ISLAMABAD, March 4: Prime Minister Mir Zafarullah Khan Jamali has directed the federal and provincial authorities of Sindh to remove snags in the Lyari Expressway Project at Karachi, to be completed in June 2004.
Official sources told Dawn here on Tuesday that the prime minister directed the officials concerned to make sure that the Rs5 billion Lyari project was not delayed due to various problems.
One of the major problems was said to be a row over resettlement of displaced persons. The Planning Commission was asked to coordinate with the ministry of finance and the chief minister of Sindh to get the Lyari project completed on time.

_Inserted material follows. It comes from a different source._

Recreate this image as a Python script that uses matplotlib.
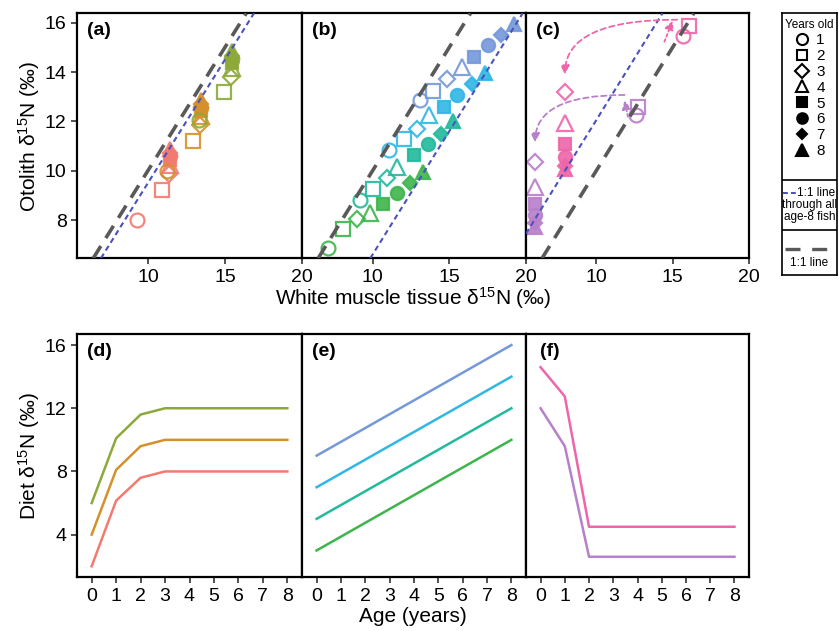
import numpy as np
import matplotlib.pyplot as plt
from matplotlib.lines import Line2D

plt.rcParams['font.family'] = ['Liberation Sans', 'DejaVu Sans']
plt.rcParams['mathtext.default'] = 'regular'

# ---------------- data ----------------
ages = np.arange(0, 9)

# colours (ggplot hue palette, as they look in the figure)
c_red, c_orange, c_olive = "#F27A70", "#D4902A", "#8DA93A"
c_green, c_teal, c_cyan, c_blue = "#3DB54C", "#22BA9C", "#2FB7E6", "#7498DA"
c_purple, c_pink = "#B87FCB", "#EE66AA"

# (a) otolith vs muscle, fish aged 1-8
a_red_x = [9.3, 10.9, 11.4, 11.45, 11.45, 11.45, 11.45, 11.45]
a_red_y = [8.0, 9.2, 9.85, 10.25, 10.45, 10.6, 10.7, 10.9]
a_orange_x = [11.25, 12.9, 13.4, 13.45, 13.45, 13.45, 13.45, 13.45]
a_orange_y = [10.0, 11.2, 11.85, 12.2, 12.4, 12.55, 12.7, 12.85]
a_olive_x = [13.3, 14.95, 15.4, 15.45, 15.45, 15.45, 15.45, 15.45]
a_olive_y = [12.05, 13.2, 13.8, 14.15, 14.35, 14.5, 14.65, 14.85]

# (b)
b_green_x = [7.1, 8.1, 9.0, 9.85, 10.7, 11.6, 12.45, 13.3]
b_green_y = [6.85, 7.65, 8.05, 8.3, 8.65, 9.1, 9.5, 9.95]
b_teal_x = [9.2, 10.0, 10.95, 11.6, 12.7, 13.6, 14.45, 15.25]
b_teal_y = [8.8, 9.25, 9.7, 10.15, 10.65, 11.1, 11.5, 12.0]
b_cyan_x = [11.1, 12.05, 12.9, 13.65, 14.65, 15.5, 16.45, 17.35]
b_cyan_y = [10.85, 11.3, 11.7, 12.25, 12.6, 13.05, 13.5, 13.95]
b_blue_x = [13.1, 13.95, 14.85, 15.8, 16.6, 17.5, 18.4, 19.25]
b_blue_y = [12.85, 13.25, 13.7, 14.2, 14.6, 15.1, 15.5, 15.95]

# (c)
c_pink_x = [15.65, 16.05, 7.95, 7.95, 7.95, 7.95, 7.95, 7.95]
c_pink_y = [15.45, 15.85, 13.2, 11.95, 11.1, 10.55, 10.2, 10.05]
c_purple_x = [12.6, 12.7, 6.0, 6.0, 6.0, 6.0, 6.0, 6.0]
c_purple_y = [12.25, 12.6, 10.35, 9.35, 8.65, 8.2, 7.9, 7.7]

# intercepts of the 1:1 line through the age-8 fish
age8_offset = {"a": -0.5, "b": -3.4, "c": 2.05}

# arrows in (c): (start, end)
c_pink_arrows = [((14.46, 15.23), (15.0, 16.08)), ((15.3, 16.12), (7.95, 13.9))]
c_purple_arrows = [((12.07, 12.19), (11.85, 12.85)), ((11.85, 13.07), (6.0, 11.15))]

# (d)-(f) diet through life
d_red = [2.0, 6.15, 7.6, 8, 8, 8, 8, 8, 8]
d_orange = [4.0, 8.1, 9.6, 10, 10, 10, 10, 10, 10]
d_olive = [6.0, 10.1, 11.6, 12, 12, 12, 12, 12, 12]
e_blue = [9.0, 9.875, 10.75, 11.625, 12.5, 13.375, 14.25, 15.125, 16.0]
e_cyan = [7.0, 7.875, 8.75, 9.625, 10.5, 11.375, 12.25, 13.125, 14.0]
e_teal = [5.0, 5.875, 6.75, 7.625, 8.5, 9.375, 10.25, 11.125, 12.0]
e_green = [3.0, 3.875, 4.75, 5.625, 6.5, 7.375, 8.25, 9.125, 10.0]
f_pink = [14.6, 12.75, 4.5, 4.5, 4.5, 4.5, 4.5, 4.5, 4.5]
f_purple = [12.0, 9.6, 2.6, 2.6, 2.6, 2.6, 2.6, 2.6, 2.6]

shapes = ['o', 's', 'D', '^', 's', 'o', 'D', '^']
filled = [False, False, False, False, True, True, True, True]
msizes = [10, 9.5, 8.5, 11, 9, 9.5, 7, 10.5]

# ---------------- figure ----------------
W, H = 839, 631
fig = plt.figure(figsize=(W / 100, H / 100), dpi=100)


def box(x0, y0, x1, y1):
    return [x0 / W, 1 - y1 / H, (x1 - x0) / W, (y1 - y0) / H]


lefts = [77, 302, 526]
rights = [302, 526, 749]
top_axes = [fig.add_axes(box(lefts[i], 13.3, rights[i], 258.3)) for i in range(3)]
bot_axes = [fig.add_axes(box(lefts[i], 334, rights[i], 577.3)) for i in range(3)]

gray = "#595959"
bline = "#4A52BC"


def style(ax, first):
    for s in ax.spines.values():
        s.set_linewidth(1.6)
        s.set_color("black")
    ax.tick_params(labelsize=14, length=4, width=1.2, color="#333333")
    if not first:
        ax.tick_params(axis="y", left=False, labelleft=False)


def fish(ax, xs, ys, color):
    for i in range(8):
        ax.plot(xs[i], ys[i], ls="none", marker=shapes[i], ms=msizes[i],
                mfc=color if filled[i] else "none", mec=color, mew=1.6,
                alpha=0.9, zorder=2)


panels = [
    [(a_red_x, a_red_y, c_red), (a_orange_x, a_orange_y, c_orange), (a_olive_x, a_olive_y, c_olive)],
    [(b_green_x, b_green_y, c_green), (b_teal_x, b_teal_y, c_teal),
     (b_cyan_x, b_cyan_y, c_cyan), (b_blue_x, b_blue_y, c_blue)],
    [(c_pink_x, c_pink_y, c_pink), (c_purple_x, c_purple_y, c_purple)],
]

for i, (ax, key) in enumerate(zip(top_axes, "abc")):
    for xs, ys, col in panels[i]:
        fish(ax, xs, ys, col)
    ax.axline((0, 0), slope=1, color=gray, lw=2.6, dashes=(4, 2.6), zorder=3)
    ax.axline((0, age8_offset[key]), slope=1, color=bline, lw=1.5, dashes=(2.6, 1.8), zorder=3)
    ax.set_xlim(5.4, 20.0)
    ax.set_ylim(6.45, 16.38)
    ax.set_xticks([10, 15, 20])
    ax.set_yticks([8, 10, 12, 14, 16])
    style(ax, i == 0)
    ax.text(0.045, 0.965, f"({key})", transform=ax.transAxes, fontsize=14,
            fontweight="bold", va="top", ha="left")

ax_c = top_axes[2]
for arrows, col in [(c_pink_arrows, c_pink), (c_purple_arrows, c_purple)]:
    (s0, e0), (s1, e1) = arrows
    ax_c.annotate("", xy=e0, xytext=s0,
                  arrowprops=dict(arrowstyle="-|>", color=col, lw=1.3, linestyle=(0, (1.5, 1.5)),
                                  shrinkA=0, shrinkB=0, mutation_scale=13))
    ax_c.annotate("", xy=e1, xytext=s1,
                  arrowprops=dict(arrowstyle="-|>", color=col, lw=1.3, linestyle=(0, (3, 2)),
                                  connectionstyle="angle3,angleA=0,angleB=90",
                                  shrinkA=0, shrinkB=0, mutation_scale=13))

bottom_series = [
    [(d_red, c_red), (d_orange, c_orange), (d_olive, c_olive)],
    [(e_blue, c_blue), (e_cyan, c_cyan), (e_teal, c_teal), (e_green, c_green)],
    [(f_pink, c_pink), (f_purple, c_purple)],
]
for i, (ax, key) in enumerate(zip(bot_axes, "def")):
    for vals, col in bottom_series[i]:
        ax.plot(ages, vals, color=col, lw=1.8)
    ax.set_xlim(-0.6, 8.6)
    ax.set_ylim(1.3, 16.7)
    ax.set_xticks(ages)
    ax.set_yticks([4, 8, 12, 16])
    style(ax, i == 0)
    ax.text(0.045 if key != "f" else 0.065, 0.965, f"({key})", transform=ax.transAxes,
            fontsize=14, fontweight="bold", va="top", ha="left")

fig.text(413 / W, 1 - 298 / H, "White muscle tissue δ$^{15}$N (‰)", fontsize=15,
         ha="center", va="center")
fig.text(413 / W, 1 - 617 / H, "Age (years)", fontsize=15, ha="center", va="center")
fig.text(29 / W, 1 - 136 / H, "Otolith δ$^{15}$N (‰)", fontsize=15, rotation=90,
         ha="center", va="center")
fig.text(29 / W, 1 - 456 / H, "Diet δ$^{15}$N (‰)", fontsize=15, rotation=90,
         ha="center", va="center")

# ---------------- legend box ----------------
lg = fig.add_axes(box(782, 13.3, 837, 275))
lg.set_xlim(0, 1)
lg.set_ylim(0, 1)
lg.set_xticks([])
lg.set_yticks([])
for s in lg.spines.values():
    s.set_linewidth(1.2)

handles = [Line2D([], [], ls="none", marker=shapes[i], ms=msizes[i] * 0.8,
                  mfc="black" if filled[i] else "none", mec="black", mew=1.5)
           for i in range(8)]
leg = lg.legend(handles, [str(i) for i in range(1, 9)], title="Years old",
                loc="upper center", bbox_to_anchor=(0.5, 1.0), frameon=False,
                fontsize=11, title_fontsize=8.5, labelspacing=0.12,
                handlelength=1.0, handletextpad=0.45, borderaxespad=0.1,
                borderpad=0.3)

lg.axhline(0.363, color="black", lw=1.2)
lg.axhline(0.172, color="black", lw=1.2)
lg.plot([0.02, 0.26], [0.312, 0.312], color=bline, lw=1.4, dashes=(2.5, 1.6))
lg.text(0.28, 0.312, "1:1 line", fontsize=8.5, va="center", ha="left")
lg.text(0.5, 0.268, "through all", fontsize=8.5, va="center", ha="center")
lg.text(0.5, 0.223, "age-8 fish", fontsize=8.5, va="center", ha="center")
lg.plot([0.06, 0.94], [0.10, 0.10], color=gray, lw=2.4, dashes=(4.5, 3.5))
lg.text(0.5, 0.045, "1:1 line", fontsize=8.5, va="center", ha="center")

fig.savefig("out.png", dpi=100)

However, the sources said the project was not likely to be completed by June next year even though Rs455 million, out of the allocated Rs900 million in the current financial years’s Public Sector Development Programme (PSDP), had been spent during the first quarter, which constituted 50 per cent of the money set aside.
According to the Planning Commission, the National Highway Authority (NHA) has not provided the report on physical progress so far achieved towards completion of the vital project.

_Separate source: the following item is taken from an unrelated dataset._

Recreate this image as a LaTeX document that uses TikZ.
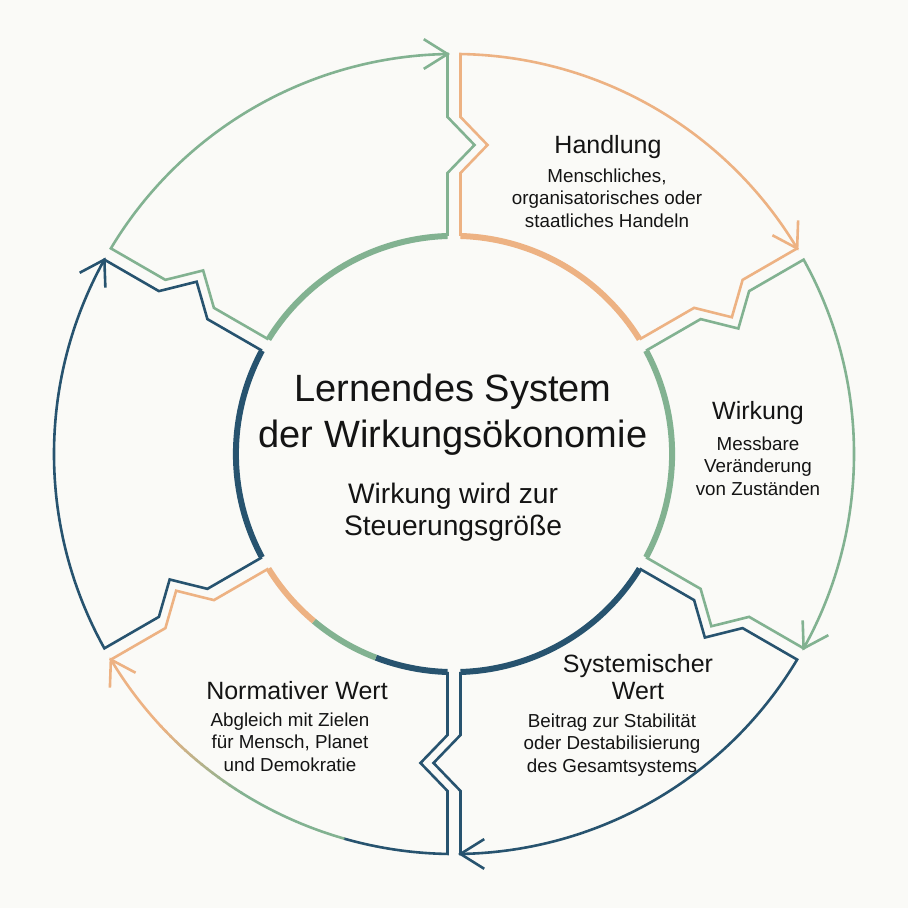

The project envisages construction of a 16.5km, two-lane expressway with allied structures.
The Planning Commission has formulated a status of a number of infrastructure projects approved earlier by the government.
About the Karachi Northern Bypass Project, it said that as far as physical progress was concerned, only 1.3km of earthwork had been completed. The completion of the project was due in June 2004. The project aims to construct 62.137km, two-lane bypass road with allied structures. The estimated cost of the project is Rs2.6 billion with no foreign exchange component.

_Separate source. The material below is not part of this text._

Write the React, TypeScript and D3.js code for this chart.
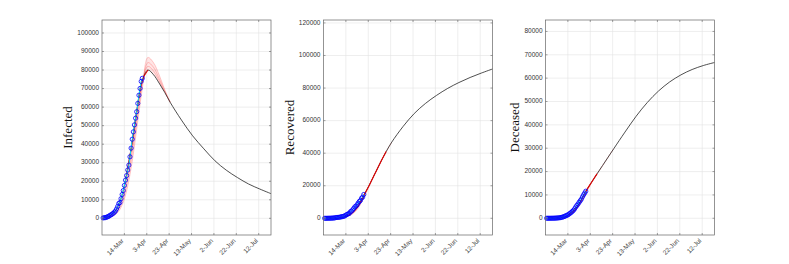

The Planning Commission also said that the expenditure incurred on the Kohat Tunnel and Access Road project up to June 2002 was Rs3.9 billion which was 59 per cent of the total allocation. As against the allocation of Rs1.6 billion in the PSDP 2002-03, Rs125 million have been utilized during the first quarter of the year, which is 8 per cent of the allocation.
The progress on the projects is according to the schedule.
About the Islamabad-Peshawar Motorway, the Planning Commission said the NHA was facing a problem in the encashment of a Rs16.8 billion bank guarantee paid as advance to the contractors.